Thoughts From The Gameroom

The ramblings of a Euro-gamer from South Dakota

Psycho Cat & Houdini Mouse

Posted by sodaklady on August 16, 2007

My story starts with Bess, our psychotic cat.  She’s funny and cute but full of neuroses.   If you look in the dictionary under “scaredy cat”, her picture is there.


She likes attention but she doesn’t like to be held.  She gets the creepy-crawlies and flies around the room, only to stop somewhere with her skin dancing across her back as she tries to lick it away.  She runs for cover whenever the dog barks.  And she doesn’t like to be outside like the other cats unless it’s dark.  Here’s where the tale begins.

 When she first started going outside at night, she decided it would be fun to bring her new-found friends in the house to play with her.  We have a pet door so this caused her no difficulty since she didn’t have to get past a bouncer at the door.  Her first friends were night-crawlers, those lovely fat worms that fishermen prize.  It’s only by sheer luck that no one accidentally stepped on one that she’d left lying helpless on the kitchen floor.

 She’s also brought home moths and large, black beetles as houseguests but they were shown the door–just as soon as we could catch them.  That was excitement enough for us humans but she had to step it up a notch by bringing in her newest friends, mice.  Yes, most people have cats to rid their homes of mice; I get a cat that brings them in. Even that would have been bearable if she hadn’t lost a couple that turned out to be smarter and faster than she is.  Our Corgi, Tucker, snatched one away from her one night while I stood around wondering what the hell to hit it with or catch it in.  He also helped us hunt one down that managed to get into a closet.  A closet!!  Take a look at most people’s closets and you can imagine what fun that was.
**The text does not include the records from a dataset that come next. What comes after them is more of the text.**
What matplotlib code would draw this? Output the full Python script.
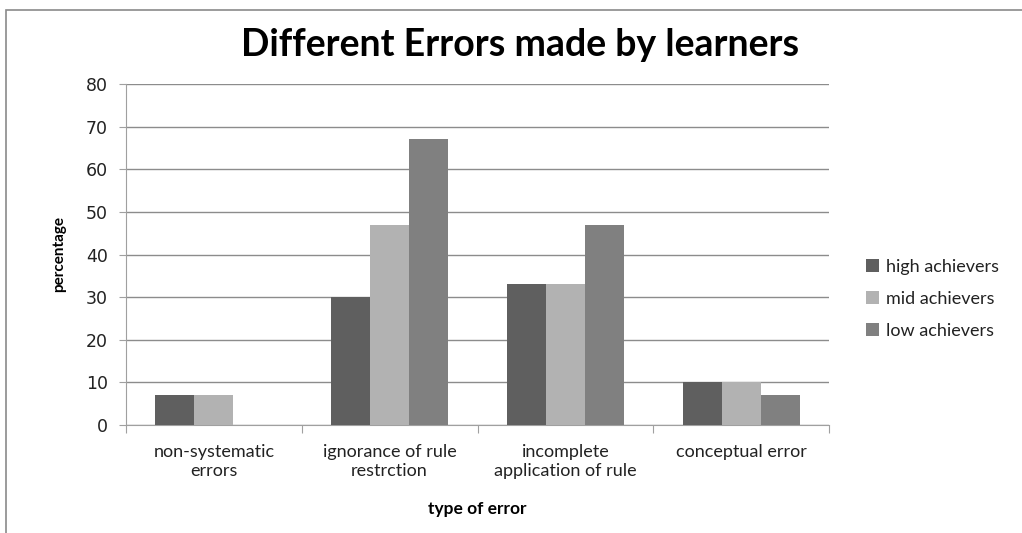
import matplotlib.pyplot as plt
import matplotlib.patches as mpatches
import numpy as np

categories = ['non-systematic\nerrors', 'ignorance of rule\nrestrction',
              'incomplete\napplication of rule', 'conceptual error']
high = [7, 30, 33, 10]
mid = [7, 47, 33, 10]
low = [0, 67, 47, 7]
series_names = ['high achievers', 'mid achievers', 'low achievers']
colors = ['#5f5f5f', '#b2b2b2', '#808080']

plt.rcParams['font.family'] = ['Lato', 'DejaVu Sans']

fig = plt.figure(figsize=(10.22, 5.33), dpi=100)
ax = fig.add_axes([126 / 1022, 1 - 425 / 533, 703 / 1022, 341 / 533])

# outer chart border
fig.patches.append(mpatches.Rectangle((6 / 1022, -0.05), 1.1, 1 - 10 / 533 + 0.05,
                                      transform=fig.transFigure, fill=False,
                                      edgecolor='#8a8a8a', linewidth=1.2))

x = np.arange(len(categories))
w = 1 / 4.5
for i, (vals, name) in enumerate(zip([high, mid, low], series_names)):
    ax.bar(x + (i - 1) * w, vals, w, color=colors[i], label=name, zorder=3)

ax.set_xlim(-0.5, len(categories) - 0.5)
ax.set_ylim(0, 80)
ax.set_yticks(range(0, 81, 10))
ax.yaxis.grid(True, color='#8c8c8c', linewidth=1)
ax.set_axisbelow(True)
for s in ['top', 'right']:
    ax.spines[s].set_visible(False)
ax.spines['left'].set_color('#a0a0a0')
ax.spines['bottom'].set_color('#a0a0a0')
ax.tick_params(axis='y', length=5, color='#a0a0a0', labelsize=12.5, pad=8)
for lab in ax.get_yticklabels():
    lab.set_family('DejaVu Sans')
    lab.set_color('#222222')

ax.set_xticks(np.arange(-0.5, len(categories), 1))
ax.set_xticklabels([])
ax.tick_params(axis='x', length=6, color='#a0a0a0')
ax.set_xticks(x, minor=True)
ax.set_xticklabels(categories, minor=True, fontsize=13, color='#222222', linespacing=1.2)
ax.tick_params(axis='x', which='minor', length=0, pad=14)

ax.set_xlabel('type of error', fontsize=12.5, fontweight='bold', labelpad=16)
ax.set_ylabel('percentage', fontsize=11, fontweight='bold', labelpad=14)

fig.text(520 / 1022, 1 - 45 / 533, 'Different Errors made by learners',
         fontsize=27, fontweight='bold', ha='center', va='center')

ax.legend(loc='center left', bbox_to_anchor=(1.03, 0.37), frameon=False,
          fontsize=13, handlelength=0.7, handleheight=0.7, handletextpad=0.4,
          labelspacing=0.9, labelcolor='#222222')

fig.savefig('out.png', dpi=100)
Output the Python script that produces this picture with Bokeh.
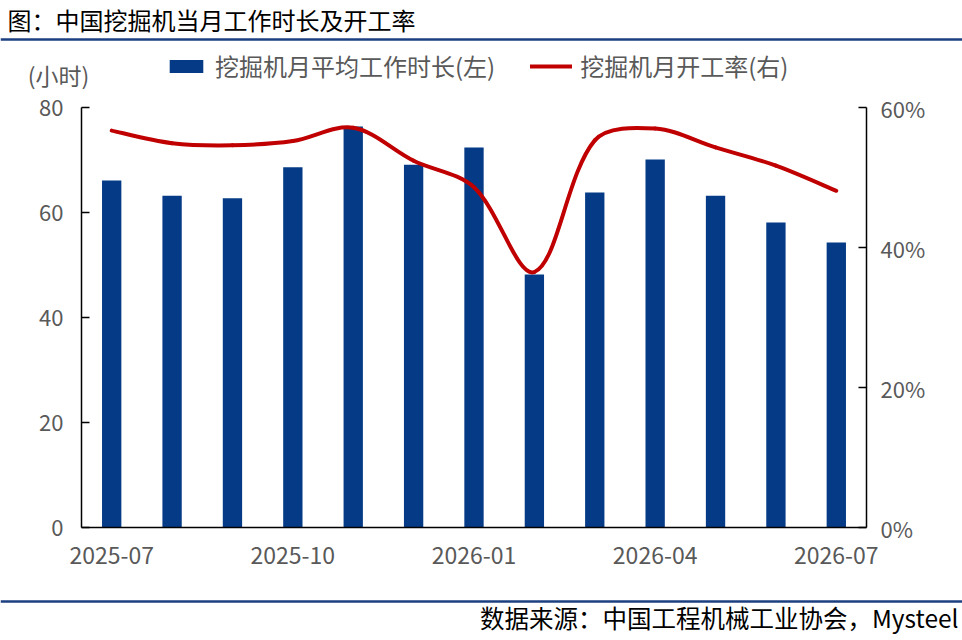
import math
from bokeh.plotting import figure
from bokeh.layouts import column
from bokeh.models import (Range1d, LinearAxis, FixedTicker, Span,
                          Legend, LegendItem, ColumnDataSource, NumeralTickFormatter)
from bokeh.core.properties import value
from bokeh.embed import file_html
from bokeh.resources import INLINE

# ---------------- data ----------------
months = ["2025-07", "2025-08", "2025-09", "2025-10", "2025-11", "2025-12", "2026-01",
          "2026-02", "2026-03", "2026-04", "2026-05", "2026-06", "2026-07"]
hours = [66.1, 63.2, 62.7, 68.6, 76.4, 69.1, 72.4, 48.2, 63.8, 70.1, 63.2, 58.1, 54.3]
rate = [0.567, 0.549, 0.546, 0.552, 0.571, 0.524, 0.486, 0.365, 0.553, 0.570, 0.543, 0.517, 0.481]
x_tick_months = ["2025-07", "2025-10", "2026-01", "2026-04", "2026-07"]
left_ticks = [0, 20, 40, 60, 80]
right_ticks = [0, 0.2, 0.4, 0.6]

title_text = "图：中国挖掘机当月工作时长及开工率"
bar_name = "挖掘机月平均工作时长(左)"
line_name = "挖掘机月开工率(右)"
unit_text = "(小时)"
source_text = "数据来源：中国工程机械工业协会，Mysteel"

# ---------------- style ----------------
FONT = "Noto Sans CJK SC"
BAR_COLOR = "#053A86"
LINE_COLOR = "#C00000"
RULE_COLOR = "#1B3F80"
TICK_COLOR = "#595959"

W = 962
HEAD_H, MAIN_H, FOOT_H = 91, 499, 50
ML, MR, MT, MB = 81, 96, 16, 63
FW, FH = W - ML - MR, MAIN_H - MT - MB
NAN = float("nan")


def blank_fig(h):
    f = figure(width=W, height=h, x_range=Range1d(0, W), y_range=Range1d(h, 0),
               output_backend="svg", toolbar_location=None,
               x_axis_location=None, y_axis_location=None,
               min_border=0, min_border_left=0, min_border_right=0,
               min_border_top=0, min_border_bottom=0)
    f.frame_align = False
    f.outline_line_color = None
    f.xgrid.visible = False
    f.ygrid.visible = False
    f.background_fill_color = "white"
    f.border_fill_color = "white"
    return f


# ---------------- header ----------------
head = blank_fig(HEAD_H)
head.text(x=[7], y=[19], text=[title_text], text_font=value(FONT), text_font_size="24px",
          text_color="black", text_baseline="middle", text_align="left")
head.add_layout(Span(location=39, dimension="width", line_color=RULE_COLOR, line_width=2.5))
head.text(x=[58], y=[74], text=[unit_text], text_font=value(FONT), text_font_size="23px",
          text_color=TICK_COLOR, text_baseline="middle", text_align="center")
# legend swatch renderers (no visible data of their own)
lg_bar = head.vbar(x=[NAN], top=[NAN], width=1, fill_color=BAR_COLOR, line_color=None)
lg_line = head.line(x=[NAN], y=[NAN], line_color=LINE_COLOR, line_width=4, line_cap="round")
legend = Legend(items=[LegendItem(label=bar_name, renderers=[lg_bar]),
                       LegendItem(label=line_name, renderers=[lg_line])],
                orientation="horizontal", location=(165, 8), margin=0, padding=0,
                glyph_width=42, glyph_height=16, label_standoff=8, spacing=35,
                label_text_font=FONT, label_text_font_size="24px", label_text_color=TICK_COLOR,
                background_fill_alpha=0, border_line_color=None)
head.add_layout(legend, "center")

# ---------------- main chart ----------------
xs = list(range(len(months)))
src = ColumnDataSource(dict(x=xs, hours=hours, month=months))

Y_MAX_R = 0.6
p = figure(width=W, height=MAIN_H, x_range=Range1d(-0.5, len(months) - 0.5),
           y_range=Range1d(0, 80), output_backend="svg", toolbar_location=None,
           min_border_left=ML, min_border_right=MR, min_border_top=MT, min_border_bottom=MB)
p.frame_align = False
p.extra_y_ranges = {"right": Range1d(0, Y_MAX_R)}
p.outline_line_color = None
p.xgrid.visible = False
p.ygrid.visible = False
p.background_fill_color = "white"
p.border_fill_color = "white"

bars = p.vbar(x="x", top="hours", width=0.32, source=src, fill_color=BAR_COLOR, line_color=None)

# smooth line through the data points (Excel-like smoothing): bezier segments whose
# control points follow the neighbours, weighted by on-screen segment lengths
PX_X = FW / len(months)
PX_Y = FH / Y_MAX_R


def seg_len(i, j):
    return math.hypot((xs[j] - xs[i]) * PX_X, (rate[j] - rate[i]) * PX_Y)


n = len(rate)
x0, y0, x1, y1, cx0, cy0, cx1, cy1 = [], [], [], [], [], [], [], []
for i in range(n - 1):
    pm = i - 1 if i > 0 else i
    pp = i + 2 if i + 2 < n else i + 1
    d_prev = seg_len(pm, i)
    d_cur = seg_len(i, i + 1)
    d_next = seg_len(i + 1, pp)
    f0 = d_cur / (3.0 * (d_prev + d_cur)) if i > 0 else 1 / 6.0
    f1 = d_cur / (3.0 * (d_cur + d_next)) if i + 2 < n else 1 / 6.0
    x0.append(xs[i]); y0.append(rate[i])
    x1.append(xs[i + 1]); y1.append(rate[i + 1])
    cx0.append(xs[i] + (xs[i + 1] - xs[pm]) * f0)
    cy0.append(rate[i] + (rate[i + 1] - rate[pm]) * f0)
    cx1.append(xs[i + 1] - (xs[pp] - xs[i]) * f1)
    cy1.append(rate[i + 1] - (rate[pp] - rate[i]) * f1)
bsrc = ColumnDataSource(dict(x0=x0, y0=y0, x1=x1, y1=y1, cx0=cx0, cy0=cy0, cx1=cx1, cy1=cy1))
curve = p.bezier(x0="x0", y0="y0", x1="x1", y1="y1", cx0="cx0", cy0="cy0", cx1="cx1", cy1="cy1",
                 source=bsrc, y_range_name="right", line_color=LINE_COLOR, line_width=4,
                 line_cap="round")


def style_axis(ax, size):
    ax.axis_line_color = "black"
    ax.axis_line_width = 1.5
    ax.major_tick_line_color = "black"
    ax.major_tick_line_width = 1.5
    ax.minor_tick_line_color = None
    ax.major_tick_in = 8
    ax.major_tick_out = 0
    ax.major_label_text_color = TICK_COLOR
    ax.major_label_text_font = FONT
    ax.major_label_text_font_size = size


yl = p.yaxis[0]
style_axis(yl, "22px")
yl.ticker = FixedTicker(ticks=left_ticks)
yl.major_label_standoff = 18

yr = LinearAxis(y_range_name="right", ticker=FixedTicker(ticks=right_ticks),
                formatter=NumeralTickFormatter(format="0%"))
style_axis(yr, "22px")
yr.major_label_standoff = 14
p.add_layout(yr, "right")

xa = p.xaxis[0]
style_axis(xa, "23px")
xa.major_tick_line_color = None
xa.ticker = FixedTicker(ticks=[months.index(m) for m in x_tick_months])
xa.major_label_overrides = {months.index(m): m for m in x_tick_months}
xa.major_label_standoff = 19

# ---------------- footer ----------------
foot = blank_fig(FOOT_H)
foot.add_layout(Span(location=11, dimension="width", line_color=RULE_COLOR, line_width=2.5))
foot.text(x=[958], y=[27], text=[source_text], text_font=value(FONT), text_font_size="24.5px",
          text_color="black", text_baseline="middle", text_align="right")

layout = column(head, p, foot, spacing=0)
open("out.html", "w").write(file_html(layout, INLINE))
  This brings me to Houdini mouse.  This one somehow managed to get into a kitchen cabinet, the corner one with the brilliant design whereby the floor of it does not reach the next cabinet.  What a wonderful home, he thinks.  Safe and secure with easy access to the rest of the cabinets via the underground.

 Right!  It’s time to get a mousetrap.  After all, we humans should be able to out-maneuver a mouse; tactics and strategy, man.  But I refuse to use one of the old-fashioned, smash their little necks and leave gore all over the place traps.  I wanted a humane, catch and release trap.  And here you have it.  A teeter-totter trap.  Put some peanut butter (recommended, though I don’t know why.  Do mice routinely go hunting for peanut butter in the wild?) in the very back, the mouse goes in, over-balances the trap, and the door falls down.  Brilliant, no?

 A Better Mousetrap?

 But Houdini mouse has eaten the peanut butter twice without being caught!  Is he a light-weight who doesn’t over-balance the trap?  Does he have an exceptionally long tongue?  Is he huge and his behind is still in the door when it falls down?  Does he have a lock-pick under his tongue?  Maybe–tell me it ain’t so–he has an accomplice!  Anyway, he’s still safe and cozy in his under-cabinet home and we’ve moved on to mousetrap design number 2.  This one is larger with a hallway and a single room.  The hallway is a teeter-totter which the mouse has to walk up to get to the peanut butter (again with the peanut butter), it teeters over to let him in the room and then totters back to lock him in.  We’ll see who’s smarter now, Mr. Mouse.  (Please let it be the designer of this trap.)


One Response to “Psycho Cat & Houdini Mouse”

  1. Gerald McDaniel said

    That was great! Reminded me of our last two cats. They managed occasionally to bring in live birds and release them in the basement. I think they liked watching us chase the birds around the rooms with towels to wrap them in for the catch-and-release game. Other interesting cat friends have been a shrew (faster than a mouse, with scarier teeth) and a bat (not good). Fortunately, the bat was stunned just enough that we could toss a towel over it and take it back outside immediately. Oh, yes, live grasshoppers and dragonflies have also paid us visits, via the cats.